- _Short problem_: Below are some entries. Transcribe the lines from the one holding "Output the Python" to the one holding "from matplotlib.ticker import", inclusive, but not the pictures among them.
::::
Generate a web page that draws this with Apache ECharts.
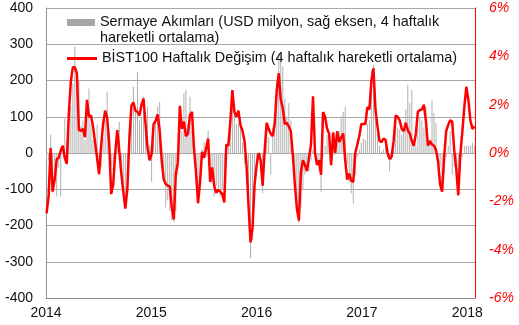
<!DOCTYPE html>
<html>
<head>
<meta charset="utf-8">
<style>
  html, body { margin: 0; padding: 0; background: #fff; }
  #chart { width: 519px; height: 325px; }
</style>
<script src="https://cdn.jsdelivr.net/npm/echarts@6/dist/echarts.min.js"></script>
</head>
<body>
<div id="chart"></div>
<script>
// Weekly observations, first week ending 3 Jan 2014
const firstWeek = Date.UTC(2014, 0, 3);

// Capital flows, USD million (4-week moving average), left axis
const capitalFlows = [
  -15, -20, 50, -110, -60, -120, -40, -120, 10, 95,
  35, 60, 128, 192, 293, 220, 200, 75, 90, 36,
  100, 178, 82, 36, 20, 77, -20, -40, 40, 91,
  169, 60, -37, -50, 10, 60, 86, -60, -90, -120,
  -100, 60, 137, 183, 120, 224, 90, 100, 155, 60,
  128, 20, -79, 60, 100, 128, 141, 20, -75, -150,
  -130, -160, -185, -190, -160, -60, 100, 60, 165, 174,
  80, 155, 60, 20, -40, -90, -60, 10, 30, -10,
  63, -60, -80, -120, -90, -100, -120, -100, -110, 15,
  40, 82, 170, 120, 80, 82, 70, 30, -30, -60,
  -150, -290, -240, -111, -50, -20, -40, -111, 20, 82,
  45, -60, 70, 100, 200, 275, 266, 238, 150, 100,
  137, 90, 10, -70, -130, -193, -150, -100, -60, -40,
  -50, -20, 10, 30, -20, -50, -107, -10, 20, 50,
  40, -10, 20, -5, 30, 60, 100, 114, 128, -30,
  -80, -111, -139, -60, -10, 10, 30, 40, 35, 80,
  90, 229, 243, 100, 50, 20, 5, 10, 20, -10,
  -51, -20, 30, 80, 70, 65, 50, 60, 119, 188,
  137, 174, 40, 20, 70, 100, 90, 70, 127, 20,
  30, 146, 110, 82, -10, -40, -102, -60, -10, 20,
  60, -60, -37, -50, -111, -40, -10, 20, 20, 20,
  20, 28, 20
];

// BIST100 weekly change, % (4-week moving average), right axis
const bistChange = [
  -2.5, -1.8, 0.2, -1.6, -1.1, -0.25, -0.2, 0.1, 0.3, -0.2,
  -0.45, 1.6, 2.95, 3.55, 3.55, 3.3, 0.95, 0.92, 1.0, 0.65,
  2.2, 1.5, 1.55, 1.1, 0.45, -0.2, -0.88, 0.3, 1.2, 1.75,
  1.45, 0.4, -1.7, -1.3, 0.0, 0.95, 0.1, -0.85, -1.6, -2.3,
  -1.5, 0.6, 1.95, 2.1, 1.75, 1.7, 1.55, 2.0, 2.25, 1.2,
  0.2, -0.3, -0.05, 1.2, 1.33, 1.6, 0.95, -0.3, -1.1, -1.28,
  -1.35, -1.39, -2.25, -2.75, -0.85, -0.4, 1.95, 1.0, 1.3, 0.7,
  0.8, 1.57, 1.7, 0.2, -0.8, -2.08, -1.2, 0.05, -0.2, 0.2,
  0.6, -1.2, -0.6, -1.35, -1.65, -1.53, -1.6, -1.7, -2.05, 0.35,
  0.3, 1.3, 2.6, 1.7, 1.5, 1.75, 1.16, 0.92, 0.5, -0.5,
  -2.2, -3.7, -3.1, -1.3, -0.5, 0.0, -0.3, -1.35, 0.1, 1.25,
  1.0, 0.8, 0.7, 1.23, 2.6, 3.3, 2.2, 1.85, 1.2, 1.25,
  1.1, 0.9, -0.1, -1.3, -2.3, -2.8, -0.8, -0.3, -0.5, -0.75,
  -0.2, 0.35, 2.35, 0.0, -0.5, -0.3, -0.9, 1.7, 1.5, 1.0,
  0.8, -0.5, 0.85, 0.0, 0.9, 0.45, 0.65, 0.8, -0.3, -1.1,
  -0.85, -1.15, -1.2, 0.0, 0.35, 0.7, 1.2, 1.2, 1.2, 1.9,
  1.8, 3.0, 3.5, 1.8, 1.1, 0.5, 0.45, 0.6, 0.55, 0.0,
  -0.25, -0.15, 0.5, 1.55, 1.5, 1.35, 1.0, 0.9, 1.25, 0.95,
  0.8, 0.5, 0.3, 0.8, 1.7, 1.78, 1.8, 2.0, 1.3, 0.3,
  0.5, 0.35, 0.3, 0.12, -0.35, -1.3, -1.6, -0.2, 0.9, 1.16,
  1.35, 1.3, 0.1, -0.65, -1.75, -0.1, 0.85, 1.9, 2.74, 2.2,
  1.35, 1.0, 1.1
];

const flowName = 'Sermaye Akımları (USD milyon, sağ eksen, 4 haftalık hareketli ortalama)';
const bistName = 'BİST100 Haftalık Değişim (4 haftalık hareketli ortalama)';

const leftTicks = { min: -400, max: 400, step: 100 };
const rightTicks = { min: -6, max: 6, step: 2 };
const yearRange = { min: 2014, max: 2018.074 };

// Week dates expressed as decimal years for the x axis
const DAY = 86400000;
const toYear = t => {
  const d = new Date(t);
  const y = d.getUTCFullYear();
  const start = Date.UTC(y, 0, 1);
  const len = Date.UTC(y + 1, 0, 1) - start;
  return y + (t - start) / len;
};
const weekYears = capitalFlows.map((_, i) => toYear(firstWeek + i * 7 * DAY));

const FONT = '"Liberation Sans", Arial, sans-serif';
const TEXT = '#111';
const LEGEND_SIZE = 14.4;
const GRID_GREY = '#a8a8a8';
const AXIS_GREY = '#909090';

const chart = echarts.init(document.getElementById('chart'), null, { renderer: 'canvas' });

chart.setOption({
  animation: false,
  backgroundColor: '#fff',
  textStyle: { fontFamily: FONT },
  grid: { left: 46, right: 44, top: 8, bottom: 27, containLabel: false },
  legend: [
    {
      data: [{ name: flowName, itemStyle: { color: '#a6a6a6' } }],
      left: 67,
      top: 15.5,
      padding: 0,
      icon: 'rect',
      itemWidth: 28,
      itemHeight: 7,
      selectedMode: false,
      formatter: n => '{t|' + n.replace(' hareketli', '}\n{t|hareketli') + '}',
      textStyle: {
        padding: [16, 0, 0, 0],
        rich: { t: { fontSize: LEGEND_SIZE, lineHeight: 16, color: TEXT, fontFamily: FONT } }
      }
    },
    {
      data: [{ name: bistName, icon: 'rect', itemStyle: { color: '#ff0000' } }],
      left: 67,
      top: 50.5,
      padding: 0,
      itemWidth: 30,
      itemHeight: 3,
      selectedMode: false,
      textStyle: { fontSize: LEGEND_SIZE, lineHeight: 16, color: TEXT, fontFamily: FONT }
    }
  ],
  xAxis: {
    type: 'value',
    min: yearRange.min,
    max: yearRange.max,
    interval: 1,
    axisLine: { show: true, onZero: false, lineStyle: { color: AXIS_GREY, width: 1 } },
    axisTick: { show: false },
    splitLine: { show: false },
    axisLabel: {
      margin: 8,
      fontSize: 14,
      color: TEXT,
      fontFamily: FONT,
      formatter: v => (Math.abs(v - Math.round(v)) < 1e-6 ? String(Math.round(v)) : '')
    }
  },
  yAxis: [
    {
      type: 'value',
      min: leftTicks.min,
      max: leftTicks.max,
      interval: leftTicks.step,
      axisLine: { show: true, onZero: false, lineStyle: { color: AXIS_GREY, width: 1 } },
      axisTick: { show: false },
      splitLine: { show: true, lineStyle: { color: GRID_GREY, width: 1 } },
      axisLabel: { margin: 13, fontSize: 14, color: TEXT, fontFamily: FONT }
    },
    {
      type: 'value',
      position: 'right',
      min: rightTicks.min,
      max: rightTicks.max,
      interval: rightTicks.step,
      axisLine: { show: true, onZero: false, lineStyle: { color: '#ff0000', width: 1 } },
      axisTick: { show: false },
      splitLine: { show: false },
      axisLabel: {
        margin: 14,
        fontSize: 14,
        color: '#ff0000',
        fontStyle: 'italic',
        fontFamily: FONT,
        formatter: v => v + '%'
      }
    }
  ],
  series: [
    {
      name: flowName,
      type: 'bar',
      yAxisIndex: 0,
      barWidth: 1,
      silent: true,
      itemStyle: { color: '#b0b0b0' },
      data: capitalFlows.map((v, i) => [weekYears[i], v])
    },
    {
      name: bistName,
      type: 'line',
      yAxisIndex: 1,
      symbol: 'none',
      silent: true,
      z: 3,
      itemStyle: { color: '#ff0000' },
      lineStyle: { color: '#ff0000', width: 2.5 },
      data: bistChange.map((v, i) => [weekYears[i], v])
    }
  ]
});
</script>
</body>
</html>
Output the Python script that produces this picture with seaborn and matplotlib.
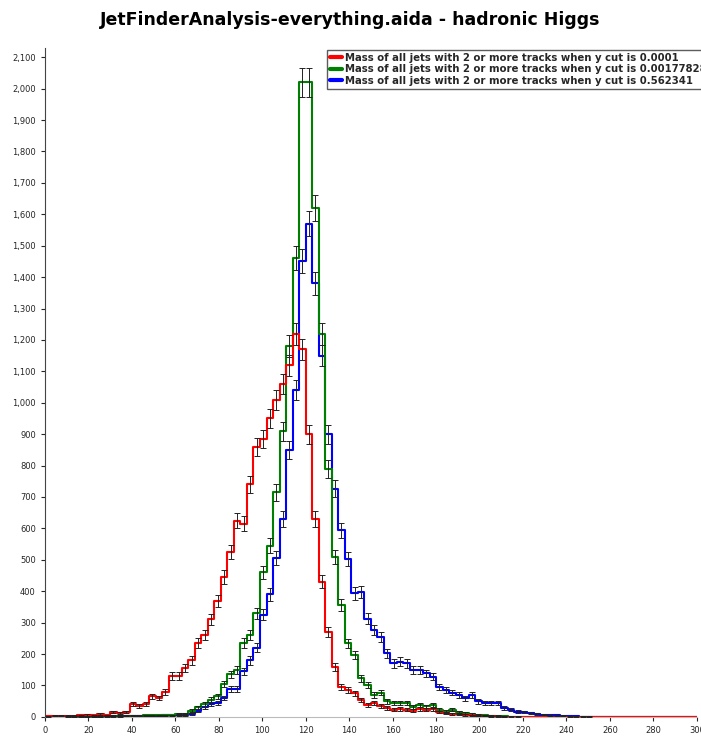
import numpy as np
import pandas as pd
import matplotlib
matplotlib.use("Agg")
import matplotlib.pyplot as plt
import seaborn as sns
from matplotlib.ticker import FuncFormatter, MultipleLocator

bin_edges = list(range(0, 301, 3))
red_counts = [2,3,3,4,4,5,6,5,8,5,15,12,15,
              40,35,40,65,60,80,130,130,155,180,235,260,310,370,445,525,625,615,740,860,885,950,1010,1060,1120,1220,1170,900,630,430,270,160,96,86,75,54,38,45,35,28,22,25,22,20,25,22,24,15,12,10,8,6,5,4,3,2,1,1]
green_counts = [0,0,0,1,1,1,2,2,2,3,3,3,4,4,4,5,5,5,5,
                5,10,10,20,30,40,55,65,105,135,150,235,260,330,460,545,715,910,1180,1460,2020,2020,1620,1220,790,510,355,234,197,123,102,70,77,49,43,43,43,31,38,33,38,22,17,22,14,12,8,6,5,4,3,2,1,1]
blue_counts = [0,0,0,0,1,1,1,1,2,2,2,2,3,3,3,3,4,4,5,5,6,6,
               10,20,30,40,45,60,90,90,145,180,220,325,390,505,630,850,1040,1450,1570,1380,1150,900,726,594,504,393,398,313,276,255,202,170,176,170,149,149,139,128,96,86,77,70,59,70,49,43,45,43,28,22,17,15,12,10,7,6,5,3,2,2,1,1]
labels = ["Mass of all jets with 2 or more tracks when y cut is 0.0001",
          "Mass of all jets with 2 or more tracks when y cut is 0.00177828",
          "Mass of all jets with 2 or more tracks when y cut is 0.562341"]
colors = ["#ff0000", "#008000", "#0000ff"]

nb = len(bin_edges) - 1
centers = [(bin_edges[i] + bin_edges[i+1]) / 2 for i in range(nb)]
rows = []
for lab, cnt in zip(labels, [red_counts, green_counts, blue_counts]):
    c = list(cnt) + [0] * (nb - len(cnt))
    for x, w in zip(centers, c):
        rows.append({"mass": x, "w": w, "series": lab})
df = pd.DataFrame(rows)

sns.set_style("white")
fig = plt.figure(figsize=(7.01, 7.36), dpi=100)
ax = fig.add_axes([0.064, 0.026, 0.93, 0.909])
sns.histplot(data=df, x="mass", weights="w", hue="series", bins=bin_edges,
             element="step", fill=False, palette=dict(zip(labels, colors)),
             linewidth=1.5, ax=ax, legend=False)
for lab, cnt in zip(labels, [red_counts, green_counts, blue_counts]):
    c = np.array(list(cnt) + [0] * (nb - len(cnt)), dtype=float)
    m = c > 0
    ax.errorbar(np.array(centers)[m], c[m], yerr=np.sqrt(c[m]), fmt="none",
                ecolor="#222222", elinewidth=0.7, capsize=2, capthick=0.7, zorder=3)

ax.set_xlim(0, 300)
ax.set_ylim(0, 2130)
ax.xaxis.set_major_locator(MultipleLocator(20))
ax.yaxis.set_major_locator(MultipleLocator(100))
ax.yaxis.set_major_formatter(FuncFormatter(lambda v, p: f"{int(v):,}"))
ax.tick_params(labelsize=6, length=3, direction="out", left=True, bottom=True)
ax.set_xlabel("")
ax.set_ylabel("")
for s in ["top", "right"]:
    ax.spines[s].set_visible(False)
ax.spines["bottom"].set_color("#bbbbbb")
ax.spines["left"].set_color("#444444")
handles = [plt.Line2D([], [], color=c, lw=3) for c in colors]
leg = ax.legend(handles, labels, loc="upper left", bbox_to_anchor=(0.425, 1.005),
                fontsize=7.3, frameon=True, fancybox=False, handlelength=1.2,
                borderpad=0.3, labelspacing=0.15, handletextpad=0.3)
leg.get_frame().set_edgecolor("#333333")
for t in leg.get_texts():
    t.set_fontweight("bold")
fig.suptitle("JetFinderAnalysis-everything.aida - hadronic Higgs", fontsize=12.5,
             fontweight="bold", y=0.985, color="black")
fig.savefig("out.png", dpi=100)
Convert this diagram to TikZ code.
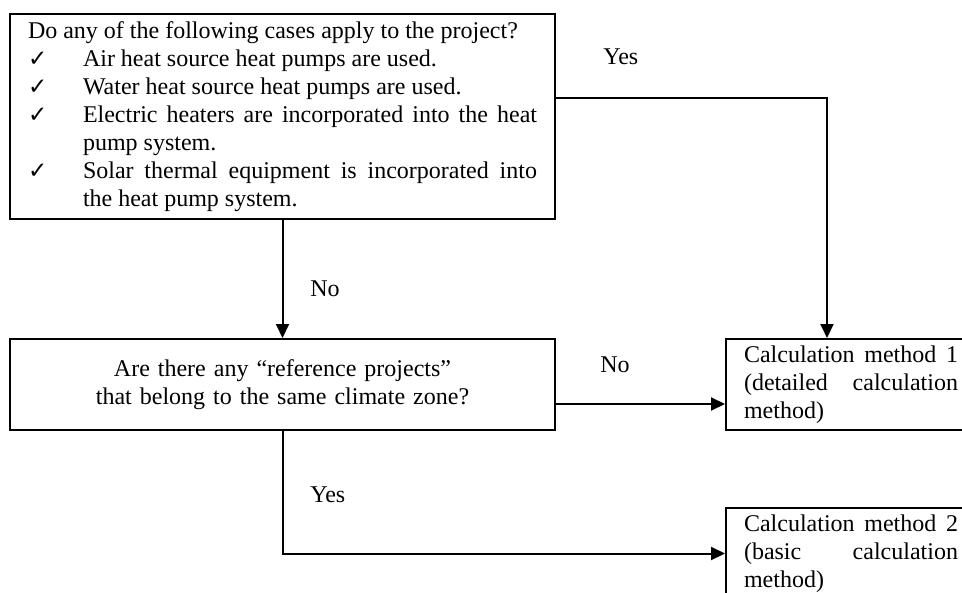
\documentclass[tikz,border=0pt]{standalone}
\usepackage{fontspec}
\setmainfont{Liberation Serif}
\newfontfamily\chkfont{DejaVu Sans}
\usetikzlibrary{arrows.meta}
\newcommand\chkmark{{\chkfont\fontsize{11.5}{11.5}\selectfont ✓}}
\newcommand\chkitem[1]{\par\noindent\hangindent=27.5pt\hangafter=1\makebox[27.5pt][l]{\chkmark}#1\par}
\hyphenpenalty=10000
\exhyphenpenalty=10000
\setlength\parindent{0pt}

\begin{document}
\begin{tikzpicture}[x=0.5pt,y=-0.5pt,
    box/.style={draw,line width=1pt,anchor=north west,inner xsep=9pt,inner ysep=0pt,
      font=\fontsize{12}{14}\selectfont},
    arr/.style={draw,line width=1pt,-{Triangle[length=7pt,width=6.5pt]}},
    lbl/.style={anchor=base west,inner sep=0pt,font=\fontsize{12}{14}\selectfont}]
  \useasboundingbox (0,0) rectangle (962,593);
  \node[box,text width=254.5pt,minimum height=102.5pt,align=justify] (q1) at (9,13)
    {Do any of the following cases apply to the project?
     \chkitem{Air heat source heat pumps are used.}
     \chkitem{Water heat source heat pumps are used.}
     \chkitem{Electric heaters are incorporated into the heat\linebreak pump system.}
     \chkitem{Solar thermal equipment is incorporated into\linebreak the heat pump system.}};
  \node[box,text width=254.5pt,minimum height=45.5pt,align=center] (q2) at (9,338)
    {Are there any “reference projects”\\that belong to the same climate zone?};
  \node[box,text width=107pt,minimum height=45.5pt,align=justify] (c1) at (725,338)
    {Calculation method 1\linebreak (detailed calculation\linebreak method)};
  \node[box,text width=107pt,minimum height=45.5pt,align=justify] (c2) at (725,507)
    {Calculation method 2\linebreak (basic calculation\linebreak method)};

  \draw[arr] (q1.south) -- (q2.north);
  \draw[arr] ([yshift=9.25pt]q1.east) -| ([xshift=-12pt]c1.north);
  \draw[arr] ([yshift=-9.75pt]q2.east) -- ([yshift=-9.75pt]c1.west);
  \draw[arr] (q2.south) |- (c2.west);

  \node[lbl] (yes1) at (603,65) {Yes};
  \node[lbl] (no1) at (310,296) {No};
  \node[lbl] (no2) at (600,372) {No};
  \node[lbl] (yes2) at (310,502) {Yes};
\end{tikzpicture}
\end{document}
::::
- _Solution to this exercise_:
Output the Python script that produces this picture with seaborn and matplotlib.
import numpy as np
import pandas as pd
import matplotlib
matplotlib.use("Agg")
import matplotlib.pyplot as plt
import seaborn as sns
from matplotlib.ticker import FuncFormatter, MultipleLocator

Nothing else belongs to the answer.